Linda Pollock April 03, 2020 0 1
Image credit: Unsplash
Listen to this daily worship

John 6: 47-59 (NRSVA)

47 Very truly, I tell you, whoever believes has eternal life. 48 I am the bread of life. 49 Your ancestors ate the manna in the wilderness, and they died. 50 This is the bread that comes down from heaven, so that one may eat of it and not die. 51 I am the living bread that came down from heaven. Whoever eats of this bread will live for ever; and the bread that I will give for the life of the world is my flesh.’

52 The Jews then disputed among themselves, saying, ‘How can this man give us his flesh to eat?’ 53 So Jesus said to them, ‘Very truly, I tell you, unless you eat the flesh of the Son of Man and drink his blood, you have no life in you. 54 Those who eat my flesh and drink my blood have eternal life, and I will raise them up on the last day; 55 for my flesh is true food and my blood is true drink. 56 Those who eat my flesh and drink my blood abide in me, and I in them. 57 Just as the living Father sent me, and I live because of the Father, so whoever eats me will live because of me. 58 This is the bread that came down from heaven, not like that which your ancestors ate, and they died. But the one who eats this bread will live for ever.’ 59 He said these things while he was teaching in the synagogue at Capernaum.

Saint John has seven “I am” sayings in his account of the life of Jesus. The first saying is in 6:48, “I am the bread of life.” 

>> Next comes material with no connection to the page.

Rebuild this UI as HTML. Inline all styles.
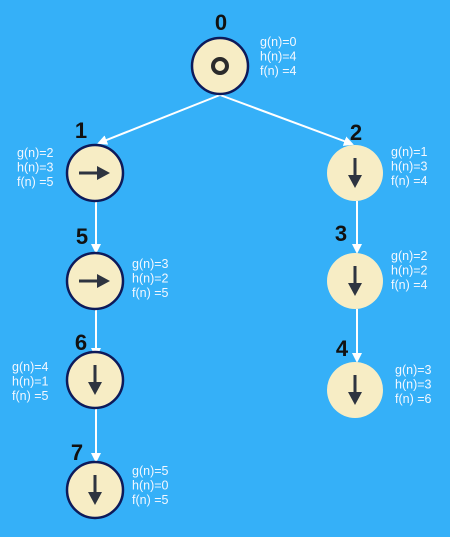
<!DOCTYPE html>
<html><head><meta charset="utf-8"><style>
body{margin:0;background:#35b0f8;}
svg{display:block}
.t{font-family:"Liberation Sans",sans-serif;font-size:12.5px;fill:#f4f8ff}
.n{font-family:"Liberation Sans Narrow","Liberation Sans",sans-serif;font-weight:bold;font-size:22px;fill:#111}
</style></head><body>
<svg id="tree" width="450" height="537">
<rect width="450" height="537" fill="#35b0f8"/>
<defs><marker id="ah" markerWidth="10" markerHeight="10" refX="8" refY="5" orient="auto" markerUnits="userSpaceOnUse"><path d="M0,0 L10,5 L0,10 z" fill="#fff"/></marker></defs>
<g stroke="#fff" stroke-width="2" fill="none">
<line x1="220" y1="95" x2="99" y2="143" marker-end="url(#ah)"/>
<line x1="220" y1="95" x2="352" y2="144" marker-end="url(#ah)"/>
<line x1="96" y1="201" x2="96" y2="252" marker-end="url(#ah)"/>
<line x1="96" y1="309" x2="96" y2="356" marker-end="url(#ah)"/>
<line x1="96" y1="408" x2="96" y2="461" marker-end="url(#ah)"/>
<line x1="357" y1="201" x2="357" y2="252" marker-end="url(#ah)"/>
<line x1="357" y1="309" x2="357" y2="361" marker-end="url(#ah)"/>
</g>
</svg>
<script>
var ids=['0','1','2','5','6','7','3','4'];
var cx=[220,95,355,95,95,95,355,355];
var cy=[66,173,173,281,380,490,281,390];
var bordered=[1,1,0,1,1,1,0,0];
var icon=['o','r','d','r','d','d','d','d'];
var g=[0,2,1,3,4,5,2,3];
var h=[4,3,3,2,1,0,2,3];
var f=[4,5,4,5,5,5,4,6];
var lx=[221,81,356,82,81,77,341,342],ly=[30,138,140,244,350,460,241,356];
var tx=[260,17,391,132,12,132,391,395],ty=[46,157,156,268,371,475,260,374];
var svg=document.getElementById('tree');var NS='http://www.w3.org/2000/svg';
function mk(tag,a,p){var e=document.createElementNS(NS,tag);for(var k in a)e.setAttribute(k,a[k]);(p||svg).appendChild(e);return e;}
for(var i=0;i<ids.length;i++){
 var grp=mk('g',{});
 
 
 mk('circle',{cx:cx[i],cy:cy[i],r:28,fill:'#f7edc5',stroke:bordered[i]?'#0d1a5a':'none','stroke-width':2.5},grp);
 var x=cx[i],y=cy[i];
 if(icon[i]=='o')mk('circle',{cx:x,cy:y,r:7,fill:'none',stroke:'#2b2b2b','stroke-width':4},grp);
 else if(icon[i]=='r'){mk('line',{x1:x-16,y1:y,x2:x+4,y2:y,stroke:'#2e3440','stroke-width':3},grp);mk('path',{d:'M'+(x+2)+','+(y-7)+' L'+(x+15)+','+y+' L'+(x+2)+','+(y+7)+'z',fill:'#2e3440'},grp);}
 else {mk('line',{x1:x,y1:y-15,x2:x,y2:y+4,stroke:'#2e3440','stroke-width':3},grp);mk('path',{d:'M'+(x-7)+','+(y+2)+' L'+x+','+(y+15)+' L'+(x+7)+','+(y+2)+'z',fill:'#2e3440'},grp);}
 var lab=mk('text',{x:lx[i],y:ly[i],'class':'n','text-anchor':'middle'},grp);lab.textContent=ids[i];
 
 
 var lines=['g(n)='+g[i],'h(n)='+h[i],'f(n) ='+f[i]];
 for(var j=0;j<3;j++){var t=mk('text',{x:tx[i],y:ty[i]+j*14.5,'class':'t'},grp);t.textContent=lines[j];
 
 }
}
</script>
</body></html>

The seven sayings are all deeply connected to everyday life experiences — there is a door, a shepherd, light, life and death, and wine. 

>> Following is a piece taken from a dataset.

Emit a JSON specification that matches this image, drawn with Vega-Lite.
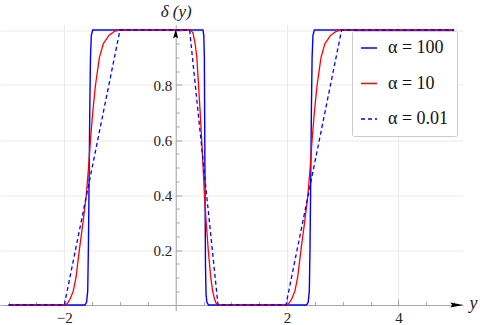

In the ancient world each statement would have been more significant than for us today. Wine was drunk because the water was unclean, and bread was the staple for people in this middle eastern context. When Jesus declared that He was the bread of life, He was indicating the intimacy He offered if we choose to participate in Him.

For me, the sacrament of Holy Communion is the most intimate of our worshipping activities… we become one with the Divine. But there is more to this than simply eating bread.

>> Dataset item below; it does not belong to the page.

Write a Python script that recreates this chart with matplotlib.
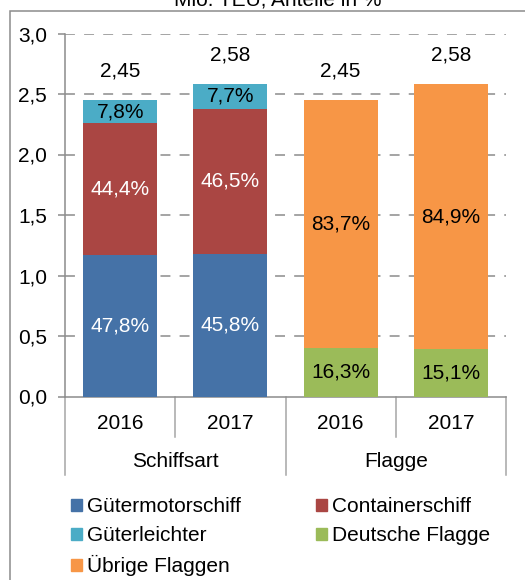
import numpy as np
import matplotlib.pyplot as plt
from matplotlib.patches import Patch, Rectangle

plt.rcParams['font.family'] = ['Liberation Sans', 'DejaVu Sans']
plt.rcParams['font.size'] = 15

# data (Mio. TEU)
years = ['2016', '2017', '2016', '2017']
groups = ['Schiffsart', 'Flagge']
totals = [2.45, 2.58, 2.45, 2.58]
total_labels = ['2,45', '2,58', '2,45', '2,58']

guetermotor = [1.17, 1.18]
container = [1.09, 1.20]
leichter = [0.19, 0.20]
deutsche = [0.40, 0.39]
uebrige = [2.05, 2.19]

guetermotor_lbl = ['47,8%', '45,8%']
container_lbl = ['44,4%', '46,5%']
leichter_lbl = ['7,8%', '7,7%']
deutsche_lbl = ['16,3%', '15,1%']
uebrige_lbl = ['83,7%', '84,9%']

yticks = [0, 0.5, 1.0, 1.5, 2.0, 2.5, 3.0]
ytick_labels = ['0,0', '0,5', '1,0', '1,5', '2,0', '2,5', '3,0']

c_blue = '#4572A7'
c_red = '#AA4643'
c_cyan = '#4BACC6'
c_green = '#9BBB59'
c_orange = '#F79646'
gray = '#8C8C8C'

fig = plt.figure(figsize=(5.25, 5.8), dpi=100)
ax = fig.add_axes([65/525, 1 - 396.5/580, 441/525, 363/580])

w = 0.67
xs = np.array([0, 1])
xf = np.array([2, 3])

b1 = ax.bar(xs, guetermotor, w, color=c_blue, zorder=3)
b2 = ax.bar(xs, container, w, bottom=guetermotor, color=c_red, zorder=3)
b3 = ax.bar(xs, leichter, w, bottom=np.add(guetermotor, container), color=c_cyan, zorder=3)
b4 = ax.bar(xf, deutsche, w, color=c_green, zorder=3)
b5 = ax.bar(xf, uebrige, w, bottom=deutsche, color=c_orange, zorder=3)

def seg_labels(bars, labels, color):
    for r, t in zip(bars, labels):
        ax.text(r.get_x() + r.get_width()/2, r.get_y() + r.get_height()/2, t,
                ha='center', va='center', color=color, zorder=4)

seg_labels(b1, guetermotor_lbl, 'white')
seg_labels(b2, container_lbl, 'white')
seg_labels(b3, leichter_lbl, 'black')
seg_labels(b4, deutsche_lbl, 'black')
seg_labels(b5, uebrige_lbl, 'black')

for i, (t, lbl) in enumerate(zip(totals, total_labels)):
    ax.annotate(lbl, (i, t), xytext=(0, 21), textcoords='offset points',
                ha='center', va='center')

ax.set_xlim(-0.5, 3.5)
ax.set_ylim(0, 3.0)
ax.set_yticks(yticks)
ax.set_yticklabels(ytick_labels)
ax.tick_params(axis='y', length=5, width=1.1, color=gray, pad=8)
ax.set_xticks([])
for y in yticks[1:]:
    ax.axhline(y, color=gray, lw=1.1, dashes=(6.5, 6), zorder=1)

for s in ['top', 'right']:
    ax.spines[s].set_visible(False)
for s in ['left', 'bottom']:
    ax.spines[s].set_color(gray)
    ax.spines[s].set_linewidth(1.1)

# category axis below
tr = ax.get_xaxis_transform()
for xb in [0.5, 2.5]:
    ax.plot([xb, xb], [0, -40/363], color='#A6A6A6', lw=1.1, transform=tr, clip_on=False)
for xb in [-0.5, 1.5, 3.5]:
    ax.plot([xb, xb], [0, -78/363], color='#A6A6A6', lw=1.1, transform=tr, clip_on=False)
for i, y in enumerate(years):
    ax.text(i, -27/363, y, ha='center', va='center', transform=tr)
for i, g in enumerate(groups):
    ax.text(2*i + 0.5, -65/363, g, ha='center', va='center', transform=tr)

# legend, row-wise order as in the source
handles = [Patch(color=c_blue, label='Gütermotorschiff'),
           Patch(color=c_cyan, label='Güterleichter'),
           Patch(color=c_orange, label='Übrige Flaggen'),
           Patch(color=c_red, label='Containerschiff'),
           Patch(color=c_green, label='Deutsche Flagge')]
fig.legend(handles=handles, ncol=2, loc='upper left', bbox_to_anchor=(71/525, 1 - 497/580),
           frameon=False, borderpad=0, handlelength=0.52, handleheight=0.52,
           handletextpad=0.25, columnspacing=3.6, labelspacing=0.49, borderaxespad=0)

fig.text(278/525, 1 - 5/580, 'Mio. TEU, Anteile in %', ha='center', va='baseline')
fig.patches.append(Rectangle((10/525, -0.1), 1.2, 1 - 11/580 + 0.1, transform=fig.transFigure,
                             fill=False, edgecolor=gray, lw=1.1))

fig.savefig('out.png', dpi=100)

When I was a student in Seminary, Holy Communion was always served by intinction. That entailed several students standing either side of the Minister and holding large cups of wine and large plates with one loaf of bread broken in two. We would leave our seats and walk forward. Upon reaching the bread, we were told, “this is the body of Christ broken for you,” we would tear off a piece of bread and proceed to the wine, once there we were told, “this is the cup of the new covenant sealed in Christ’s blood for you,” we could dip our bread into the cup or we could drink from the cup.

The action of getting out of my seat, standing in line and moving slowly, gently, forward, there was time to be still and to ponder, and then to be blessed by a peer with those ancient words… It was a gift, a beautiful gift. I always left fortified, grateful and content. Leaving my seat, humbly walking forward and receiving – it’s all activity, and it reminds me of the words of Jesus in verse 57, He was ‘sent’ by God, He moved from His place with the heavenly host and all those who have gone before us, He, the King of Kings, moved to show how great the love of God was for us. Do you see how this love shows us that we too must be willing to move from our “heavenly host” our place of security and love, to a place where the only guarantee is that Jesus has gone before us?


Silence is one of the languages of God, please sit in silence and breathe in and out, slowly, intentionally and repeat the following phrase until your heartbeat slows down and you are focussing on God: “The Lord is here, His Spirit is in me.” Don’t ask for anything, don’t tell God anything — He already knows! Simply be silent.

Lent Disciplines

LENT DISCIPLINE — The Transforming Bread: Our Creator has made a creative humanity. Each day this week take a short amount of time to ‘make something’. Interpret ‘make’ however you like — bake, draw, paint, knit, stitch, build. Perhaps your making is ‘making time for someone’ by giving them a call. Or maybe there are other ways you can ‘make a difference’. Even as we are isolated in our homes there are things we can make and do and opportunities to bless one another.